**Input for this task:**
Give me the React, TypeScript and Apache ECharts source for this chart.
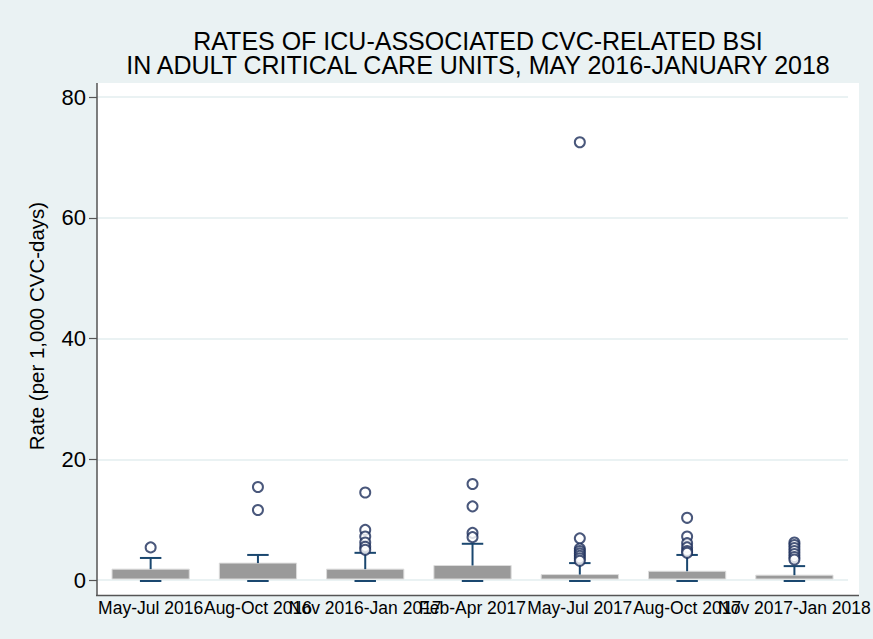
import React, { useEffect, useRef } from "react";
import * as echarts from "echarts";

const categories = [
  "May-Jul 2016",
  "Aug-Oct 2016",
  "Nov 2016-Jan 2017",
  "Feb-Apr 2017",
  "May-Jul 2017",
  "Aug-Oct 2017",
  "Nov 2017-Jan 2018",
];
const boxLow = [0, 0, 0, 0, 0, 0, 0];
const boxMedian = [0, 0, 0, 0, 0, 0, 0];
const boxUpperQuartile = [1.8, 2.8, 1.8, 2.4, 0.9, 1.45, 0.8];
const upperWhisker = [3.65, 4.15, 4.5, 6.0, 2.8, 4.15, 2.3];
const outliers: number[][] = [
  [5.4],
  [15.4, 11.6],
  [14.5, 8.3, 7.2, 6.2, 5.5, 5.0],
  [15.9, 12.2, 7.8, 7.1],
  [72.5, 6.9, 5.2, 4.8, 4.4, 4.0, 3.6, 3.2],
  [10.3, 7.2, 6.1, 5.4, 4.8, 4.5],
  [6.2, 5.8, 5.3, 4.8, 4.3, 3.8, 3.4],
];
const yTicks = [0, 20, 40, 60, 80];
const titleLines = [
  "RATES OF ICU-ASSOCIATED CVC-RELATED BSI",
  "IN ADULT CRITICAL CARE UNITS, MAY 2016-JANUARY 2018",
];
const yTitle = "Rate (per 1,000 CVC-days)";

const NAVY = "#1a476f";
const MARKER = "#1c2d5a";
const BG = "#eaf2f3";
const FONT = "'Liberation Sans', Arial, sans-serif";

export default function App() {
  const ref = useRef<HTMLDivElement>(null);
  useEffect(() => {
    if (!ref.current) return;
    const chart = echarts.init(ref.current, undefined, { renderer: "svg" });
    const boxData = categories.map((_, i) => [
      i,
      boxLow[i],
      boxMedian[i],
      boxUpperQuartile[i],
      upperWhisker[i],
    ]);
    const outlierData: number[][] = [];
    outliers.forEach((arr, i) => arr.forEach((v) => outlierData.push([i, v])));

    chart.setOption({
      animation: false,
      backgroundColor: BG,
      textStyle: { fontFamily: FONT },
      grid: { left: 97, right: 14, top: 97, bottom: 59, containLabel: false },
      graphic: [
        {
          type: "rect",
          z: -10,
          silent: true,
          shape: { x: 97, y: 83, width: 762, height: 512 },
          style: { fill: "#ffffff" },
        },
        {
          type: "line",
          z: 10,
          shape: { x1: 97, y1: 83, x2: 97, y2: 596 },
          style: { stroke: "#555555", lineWidth: 1.5 },
        },
        {
          type: "line",
          z: 10,
          shape: { x1: 96, y1: 595.5, x2: 859, y2: 595.5 },
          style: { stroke: "#555555", lineWidth: 1.5 },
        },
        {
          type: "text",
          x: 478,
          y: 29,
          style: {
            text: titleLines.join("\n"),
            fontSize: 25,
            lineHeight: 24,
            fontFamily: FONT,
            fill: "#000000",
            align: "center",
            verticalAlign: "top",
          },
        },
        {
          type: "text",
          x: 26,
          y: 326,
          rotation: Math.PI / 2,
          style: {
            text: yTitle,
            fontSize: 20.5,
            fontFamily: FONT,
            fill: "#000000",
            align: "center",
            verticalAlign: "top",
          },
        },
      ],
      xAxis: {
        type: "category",
        data: categories,
        boundaryGap: true,
        axisLine: { show: false },
        axisTick: { show: false },
        axisLabel: {
          interval: 0,
          margin: 19,
          fontSize: 17.5,
          color: "#000000",
          fontFamily: FONT,
          hideOverlap: false,
        },
        splitLine: { show: false },
      },
      yAxis: {
        type: "value",
        min: yTicks[0],
        max: yTicks[yTicks.length - 1],
        interval: 20,
        axisLine: { show: false },
        axisTick: { show: true, length: 8, lineStyle: { color: "#555555", width: 1.2 } },
        axisLabel: { fontSize: 22, color: "#000000", margin: 11, fontFamily: FONT },
        splitLine: { show: true, lineStyle: { color: BG, width: 2 } },
      },
      series: [
        {
          type: "custom",
          data: boxData,
          clip: false,
          z: 3,
          renderItem: (params: any, api: any) => {
            const i = api.value(0);
            const base = api.coord([i, api.value(1)]);
            const q3 = api.coord([i, api.value(3)]);
            const hi = api.coord([i, api.value(4)]);
            const band = api.size([1, 0])[0];
            const bw = band * 0.72;
            const cw = band * 0.2;
            const x = base[0];
            return {
              type: "group",
              children: [
                {
                  type: "rect",
                  shape: { x: x - bw / 2, y: q3[1], width: bw, height: base[1] - q3[1] - 1 },
                  style: { fill: "#9a9a9a", stroke: "#dcdcdc", lineWidth: 1 },
                },
                {
                  type: "line",
                  shape: { x1: x, y1: q3[1], x2: x, y2: hi[1] },
                  style: { stroke: NAVY, lineWidth: 2 },
                },
                {
                  type: "line",
                  shape: { x1: x - cw / 2, y1: hi[1], x2: x + cw / 2, y2: hi[1] },
                  style: { stroke: NAVY, lineWidth: 2 },
                },
                {
                  type: "line",
                  shape: { x1: x - cw / 2, y1: base[1] + 1, x2: x + cw / 2, y2: base[1] + 1 },
                  style: { stroke: NAVY, lineWidth: 2 },
                },
              ],
            };
          },
        },
        {
          type: "scatter",
          data: outlierData,
          z: 4,
          symbol: "emptyCircle",
          symbolSize: 10,
          itemStyle: { color: MARKER, borderColor: MARKER, borderWidth: 2.2 },
        },
      ],
    });
    return () => chart.dispose();
  }, []);
  return (
    <div
      ref={ref}
      style={{ position: "fixed", left: 0, top: 0, width: 873, height: 639 }}
    />
  );
}
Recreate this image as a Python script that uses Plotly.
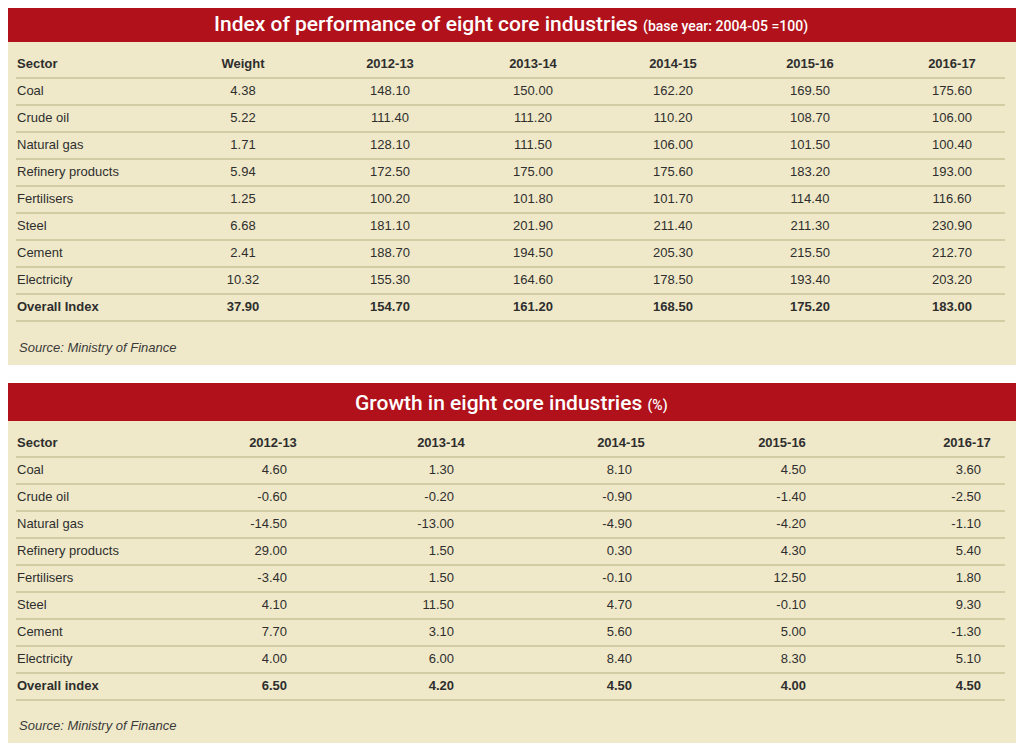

**Written request:** Copy in full each line that holds the word "React".

**Exercise solution:**
Give me the React, TypeScript and Apache ECharts source for this chart.
import React, { useEffect, useRef } from "react";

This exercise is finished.